The [0044] baffle sheet 76 is supported against the foot plate 32 and kept at a distance from the latter via supporting elements 82, for example in the form of weld spots or welded webs. The baffle sheet 70 is directly fastened, in particular welded, to the side edge 66 of the foot plate 32 and the guide sheet 68 is fastened to the baffle sheet 70.
A [0045] flow path 84 in the form of a leakage gap is formed between the further sealing element 60 and at least one of the foot plates 32, so that, for example, air from the outside space 86 facing away from the gas space 12 can flow via the flow path 84 into the gas space 12 and consequently cools the seal region, that is to say the sealing element 60 and the side edges 66.

Claims

1. A turbine plant (2), in particular a gas turbine plant, with a gas space (10, 12) which is outwardly delimited via plate elements (13, 32) contiguous to one another, a sealing element (42A-D) which has two limbs (52) being assigned in each case to plate elements (13, 32) adjacent to one another and connecting these to one another in a staple-like manner on their rear sides (48) facing away from the gas space (10, 12), in that the sealing element (42A-D) engages in each case with a limb (52) into a groove (44) which is arranged in each case in plate elements (13, 32) adjacent to one another.

2. The turbine plant (2) as claimed in claim 1, in which the sealing element (42A-D) allows a movability of the plate elements (13, 32) both in the axial direction (8) and in the radial direction (36).

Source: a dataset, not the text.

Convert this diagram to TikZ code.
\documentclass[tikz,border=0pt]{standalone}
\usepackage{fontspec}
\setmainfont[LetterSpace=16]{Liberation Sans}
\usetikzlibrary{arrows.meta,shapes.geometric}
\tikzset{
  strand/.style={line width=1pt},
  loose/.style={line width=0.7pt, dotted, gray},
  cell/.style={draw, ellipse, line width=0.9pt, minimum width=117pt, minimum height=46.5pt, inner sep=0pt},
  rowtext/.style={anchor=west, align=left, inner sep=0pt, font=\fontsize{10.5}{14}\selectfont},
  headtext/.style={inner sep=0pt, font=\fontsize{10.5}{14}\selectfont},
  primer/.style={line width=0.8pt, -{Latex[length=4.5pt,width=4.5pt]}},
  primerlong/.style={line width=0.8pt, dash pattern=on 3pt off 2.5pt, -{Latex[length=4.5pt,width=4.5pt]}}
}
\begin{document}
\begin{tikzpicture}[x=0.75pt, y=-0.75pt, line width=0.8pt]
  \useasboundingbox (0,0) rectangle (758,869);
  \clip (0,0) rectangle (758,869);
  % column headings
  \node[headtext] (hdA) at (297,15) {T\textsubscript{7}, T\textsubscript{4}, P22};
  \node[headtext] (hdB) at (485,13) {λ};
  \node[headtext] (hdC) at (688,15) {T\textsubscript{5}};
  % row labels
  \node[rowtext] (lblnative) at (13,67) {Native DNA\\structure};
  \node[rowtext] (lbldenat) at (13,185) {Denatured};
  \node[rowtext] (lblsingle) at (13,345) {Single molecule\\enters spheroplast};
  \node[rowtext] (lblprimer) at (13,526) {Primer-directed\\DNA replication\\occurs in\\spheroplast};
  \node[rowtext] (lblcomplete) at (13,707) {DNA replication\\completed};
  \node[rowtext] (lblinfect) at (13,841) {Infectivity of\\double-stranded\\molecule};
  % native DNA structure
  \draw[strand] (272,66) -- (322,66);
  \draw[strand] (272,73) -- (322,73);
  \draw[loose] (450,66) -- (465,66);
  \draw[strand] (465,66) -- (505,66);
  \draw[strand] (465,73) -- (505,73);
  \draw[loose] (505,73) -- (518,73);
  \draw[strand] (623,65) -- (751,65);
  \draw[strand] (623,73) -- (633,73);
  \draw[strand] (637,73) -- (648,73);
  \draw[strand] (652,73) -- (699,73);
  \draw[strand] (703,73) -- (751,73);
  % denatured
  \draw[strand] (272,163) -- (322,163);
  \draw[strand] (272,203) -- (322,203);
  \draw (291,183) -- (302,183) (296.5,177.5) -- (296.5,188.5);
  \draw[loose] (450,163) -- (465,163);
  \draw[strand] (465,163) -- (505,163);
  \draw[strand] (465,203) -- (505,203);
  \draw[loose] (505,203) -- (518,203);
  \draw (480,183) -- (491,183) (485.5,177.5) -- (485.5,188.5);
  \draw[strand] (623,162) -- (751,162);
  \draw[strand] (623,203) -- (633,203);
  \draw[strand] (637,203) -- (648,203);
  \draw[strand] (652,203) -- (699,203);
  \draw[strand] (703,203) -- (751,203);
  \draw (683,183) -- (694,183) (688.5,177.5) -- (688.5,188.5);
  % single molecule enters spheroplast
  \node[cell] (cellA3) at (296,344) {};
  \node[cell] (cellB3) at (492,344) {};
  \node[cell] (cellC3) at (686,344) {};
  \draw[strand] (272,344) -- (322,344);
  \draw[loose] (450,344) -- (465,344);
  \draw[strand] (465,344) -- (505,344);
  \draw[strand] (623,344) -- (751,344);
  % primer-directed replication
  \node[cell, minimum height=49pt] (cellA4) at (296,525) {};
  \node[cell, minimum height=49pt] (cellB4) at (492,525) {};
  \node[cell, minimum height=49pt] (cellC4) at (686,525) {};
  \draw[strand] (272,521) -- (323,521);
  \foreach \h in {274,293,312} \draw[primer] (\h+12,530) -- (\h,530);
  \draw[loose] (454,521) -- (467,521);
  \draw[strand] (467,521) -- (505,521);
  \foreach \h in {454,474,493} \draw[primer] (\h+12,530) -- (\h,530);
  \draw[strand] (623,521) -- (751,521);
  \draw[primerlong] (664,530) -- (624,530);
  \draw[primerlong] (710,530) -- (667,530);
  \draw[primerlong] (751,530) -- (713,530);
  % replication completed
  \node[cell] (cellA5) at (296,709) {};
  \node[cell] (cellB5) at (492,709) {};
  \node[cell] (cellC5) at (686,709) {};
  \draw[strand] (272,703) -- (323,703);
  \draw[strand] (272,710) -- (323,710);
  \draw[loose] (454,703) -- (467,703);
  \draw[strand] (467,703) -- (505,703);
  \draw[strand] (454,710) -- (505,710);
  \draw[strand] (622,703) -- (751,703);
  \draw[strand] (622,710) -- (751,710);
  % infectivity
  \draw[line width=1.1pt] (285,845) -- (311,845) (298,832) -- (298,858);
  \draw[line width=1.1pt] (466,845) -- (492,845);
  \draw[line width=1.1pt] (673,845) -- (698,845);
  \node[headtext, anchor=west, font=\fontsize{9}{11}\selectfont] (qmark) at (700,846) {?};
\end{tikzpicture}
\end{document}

3. The turbine plant (2) as claimed in one of the preceding claims, in which the groove (44) extends from the rear side (48) of the respective plate element (13, 32) into the latter, essentially radially.

4. The turbine plant (2) as claimed in one of the preceding claims, in which the sealing element (42B, C) is of multipart construction.

5. The turbine plant (2) as claimed in claim 4, in which the two limbs (52) of the multipart sealing element (42B, C) overlap one another over a common circumferential length (L).

6. The turbine plant (2) as claimed in one of the claims, in which the sealing element (42A-C) is of U-shaped design.

7. The turbine plant (2) as claimed in one of the preceding claims, in which the sealing element (42D) has a wavy structure in the manner of a concertina in order to absorb expansions.

8. The turbine plant (2) as claimed in claim 7, in which the sealing element (42D) has the wavy structure (58) in a plurality of directions.

9. The turbine plant (2) as claimed in one of the preceding claims, in which the sealing element (42A-D) is arranged between adjacent tiles (13) of a combustion chamber (4).

10. The turbine plant (2) as claimed in one of the preceding claims, in which the sealing element (42A-D) is arranged between the foot plates (32) of adjacent guide vanes (18) of a turbine (6).

11. The turbine plant (2) as claimed in one of the preceding claims, which extends in the axial direction (8) and in which the sealing element (42A-D) is arranged between axially adjacent plate elements (13, 32), in particular between the foot plates (32) of guide vanes (18) of turbine stages (28, 30) adjacent to one another.

12. The turbine plant (2) as claimed in claim 11, in which a further sealing element (60) with a reception region (65), into which the plate elements (13, 32) extend, is provided between plate elements (13, 32) adjacent to one another in the circumferential direction (33), in particular between the foot plates (32) of guide vanes (18).